Leadership comes with power, but attaining and wielding power does not necessarily translate into success – at least not if you measure it beyond instant gratification.
To become an effective leader you need to be knowledgeable – in your area of expertise, in your ability to persuade people to your point of view and in your ability to inspire people to action. Where many get lost is in believing they have all the answers, thus closing themselves off to valuable input.
Ego comes with the territory – to be a leader you have to believe in yourself, but true leaders recognize the contribution of others is intrinsic to success. This does not mean simply surrounding yourself with minions eager to follow top down direction. It means being open to having your ideas challenged and tested – it’s only through this process that you grow and improve.
Not all commentary or criticism is valid. Some people will never agree with your efforts because they don’t share your goals. That doesn’t mean there isn’t value in what they have to say – there may be kernels of truth in why they disagree with your goals that, if addressed, will lead to greater success in your work. OR, listening to them may simply better inform you about what you’re up against.
Likewise, conflicting opinion from within your ranks does not automatically equate to disloyalty. It’s in this space of respectful debate that good ideas can become great. As a leader it’s your job to create an environment that facilitates constructive dialogue, open your door to outside perspectives, and then make clear decisions on how to move forward, thanking everyone for their input and bringing everyone together behind the most effective plan.
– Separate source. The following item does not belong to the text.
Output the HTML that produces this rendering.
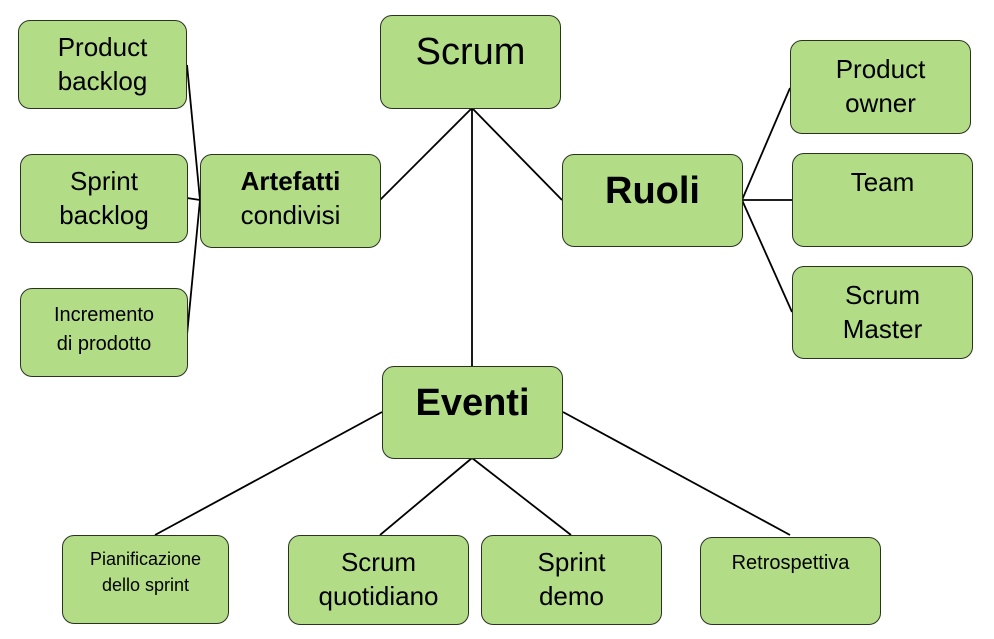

The key to successfully wading through the various perspectives to identify what strengthens your efforts is staying rooted in why you’re doing the work in the first place. Criticism is unpleasant for everyone – sometimes even painful. Whether we admit it or not, we want praise when we’ve worked hard. Criticism cuts to the heart of our egos and in that moment it can be difficult to listen. Staying grounded in why you do the work you do can help you set your ego aside, prioritize your goals and allow you to legitimately weigh the value of the input.
The next time you find your work challenged and your back starts to go up, take a deep breath. Remember that you’re where you are because you’ve earned it. From this place of confidence in yourself remember why you do this work and in this state of prioritizing your goals – listen. Do this and you are guaranteed better results.